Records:

##############################

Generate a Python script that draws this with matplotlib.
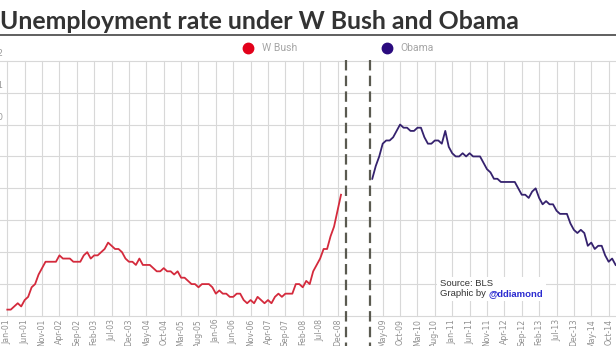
import numpy as np
import matplotlib.pyplot as plt
from matplotlib.lines import Line2D
from matplotlib.patches import Rectangle
import matplotlib.transforms as mtrans

plt.rcParams['lines.scale_dashes'] = False

# monthly unemployment rate (%), Jan 2001 - Jan 2009
bush = [4.2, 4.2, 4.3, 4.4, 4.3, 4.5, 4.6, 4.9, 5.0, 5.3, 5.5, 5.7,
        5.7, 5.7, 5.7, 5.9, 5.8, 5.8, 5.8, 5.7, 5.7, 5.7, 5.9, 6.0,
        5.8, 5.9, 5.9, 6.0, 6.1, 6.3, 6.2, 6.1, 6.1, 6.0, 5.8, 5.7,
        5.7, 5.6, 5.8, 5.6, 5.6, 5.6, 5.5, 5.4, 5.4, 5.5, 5.4, 5.4,
        5.3, 5.4, 5.2, 5.2, 5.1, 5.0, 5.0, 4.9, 5.0, 5.0, 5.0, 4.9,
        4.7, 4.8, 4.7, 4.7, 4.6, 4.6, 4.7, 4.7, 4.5, 4.4, 4.5, 4.4,
        4.6, 4.5, 4.4, 4.5, 4.4, 4.6, 4.7, 4.6, 4.7, 4.7, 4.7, 5.0,
        5.0, 4.9, 5.1, 5.0, 5.4, 5.6, 5.8, 6.1, 6.1, 6.5, 6.8, 7.3,
        7.8]
# Feb 2009 - Dec 2014
obama = [8.3, 8.7, 9.0, 9.4, 9.5, 9.5, 9.6, 9.8, 10.0, 9.9, 9.9,
         9.8, 9.8, 9.9, 9.9, 9.6, 9.4, 9.4, 9.5, 9.5, 9.4, 9.8, 9.3,
         9.1, 9.0, 9.0, 9.1, 9.0, 9.1, 9.0, 9.0, 9.0, 8.8, 8.6, 8.5,
         8.3, 8.3, 8.2, 8.2, 8.2, 8.2, 8.2, 8.0, 7.8, 7.8, 7.7, 7.9,
         8.0, 7.7, 7.5, 7.6, 7.5, 7.5, 7.3, 7.2, 7.2, 7.2, 6.9, 6.7,
         6.6, 6.7, 6.6, 6.2, 6.3, 6.1, 6.2, 6.2, 5.9, 5.7, 5.8, 5.6]

bush_ticks = ['Jan-01', 'Jun-01', 'Nov-01', 'Apr-02', 'Sep-02', 'Feb-03', 'Jul-03',
              'Dec-03', 'May-04', 'Oct-04', 'Mar-05', 'Aug-05', 'Jan-06', 'Jun-06',
              'Nov-06', 'Apr-07', 'Sep-07', 'Feb-08', 'Jul-08', 'Dec-08']
obama_ticks = ['May-09', 'Oct-09', 'Mar-10', 'Aug-10', 'Jan-11', 'Jun-11', 'Nov-11',
               'Apr-12', 'Sep-12', 'Feb-13', 'Jul-13', 'Dec-13', 'May-14', 'Oct-14']
y_vals = [4, 5, 6, 7, 8, 9, 10, 11, 12]

W, H = 616, 346
def px(x): return x / W
def py(y): return 1 - y / H

fig = plt.figure(figsize=(W / 100, H / 100), dpi=100)
fig.patch.set_facecolor('white')

ax = fig.add_axes([0, py(316), 1, (316 - 60.7) / H])

gap = 8
bx = np.arange(len(bush))
ox = len(bush) + gap + np.arange(len(obama))

ppm = 3.476  # pixels per month
ax.set_xlim(-7.3 / ppm, (W - 7.3) / ppm)
ax.set_ylim(4, 12)

ax.plot(bx, bush, color='#d42a3c', lw=1.3, zorder=3, solid_joinstyle='round')
ax.plot(ox, obama, color='#35226e', lw=1.3, zorder=3, solid_joinstyle='round')

ax.set_xticks(list(bx[::5]) + list(ox[3::5]))
ax.set_xticklabels(bush_ticks + obama_ticks, rotation=90, fontsize=5.6,
                   color='#909090', va='top')
ax.set_yticks(y_vals)
ax.set_yticklabels([])
ax.tick_params(length=0, pad=2)
ax.grid(True, color='#d8d8d8', lw=0.8, clip_on=False)
ax.set_axisbelow(True)
for s in ax.spines.values():
    s.set_visible(False)

# y labels, left-aligned and clipped by the figure edge
for v in y_vals:
    ax.annotate(str(v), xy=(0, v), xycoords=('axes fraction', 'data'),
                xytext=(-7.8, 7), textcoords='offset pixels',
                ha='left', va='center', fontsize=6.2, color='#9a9a9a',
                annotation_clip=False)

# dashed dividers
tr = mtrans.blended_transform_factory(ax.transData, fig.transFigure)
for xd in [len(bush) + 0.35, ox[0] - 0.65]:
    ln = Line2D([xd, xd], [py(60), 0], transform=tr, color='#5a5a50', lw=1.6)
    ln.set_dashes((7.5, 3.8))
    fig.add_artist(ln)

# title
fig.text(px(0), py(29), 'Unemployment rate under W Bush and Obama', fontsize=17.9,
         fontweight='bold', family=['Lato', 'DejaVu Sans'], color='#333333',
         va='baseline', ha='left')
fig.add_artist(Line2D([0, 1], [py(34.5)] * 2, lw=1.2, color='#444444'))

# legend
narrow = ['Liberation Sans Narrow', 'Roboto', 'DejaVu Sans']
fig.add_artist(Line2D([px(248)], [py(47.7)], marker='o', ms=7.5, color='#e2001a', lw=0))
fig.text(px(262), py(47.7), 'W Bush', fontsize=7.5, color='#a5a5a5', family=narrow,
         va='center', ha='left')
fig.add_artist(Line2D([px(387.3)], [py(47.7)], marker='o', ms=7.5, color='#2a0a7e', lw=0))
fig.text(px(400), py(47.7), 'Obama', fontsize=7.5, color='#a5a5a5', family=narrow,
         va='center', ha='left')

# source box
fig.add_artist(Rectangle((px(437), py(301)), (546 - 437) / W, 24 / H,
                         transform=fig.transFigure, facecolor='white',
                         edgecolor='none', zorder=4))
src = ['Liberation Sans', 'DejaVu Sans']
fig.text(px(440), py(286.5), 'Source: BLS', fontsize=6.8, color='#333333',
         family=src, va='baseline', zorder=5)
t1 = fig.text(px(440), py(296.5), 'Graphic by ', fontsize=6.8, color='#333333',
              family=src, va='baseline', zorder=5)
r = fig.canvas.get_renderer()
x_end = t1.get_window_extent(r).x1
fig.text(x_end / W, py(296.5), '@ddiamond', fontsize=6.8, color='#2b2bd0',
         family=src, fontweight='bold', va='baseline', zorder=5)

fig.savefig('out.png', dpi=100)
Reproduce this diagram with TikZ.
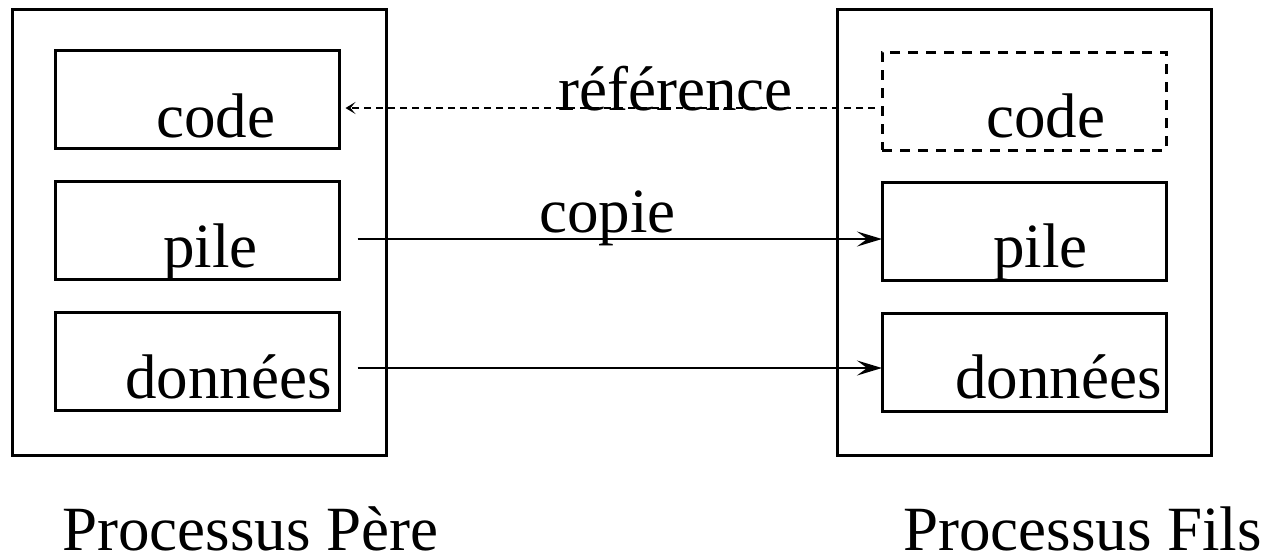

##############################

Print exactly the first line of the entries and every line after it through the one that contains "plt.rcParams['lines.scale_dashes'] = False", leaving the pictures out.

Generate a Python script that draws this with matplotlib.
import numpy as np
import matplotlib.pyplot as plt
from matplotlib.lines import Line2D
from matplotlib.patches import Rectangle
import matplotlib.transforms as mtrans

plt.rcParams['lines.scale_dashes'] = False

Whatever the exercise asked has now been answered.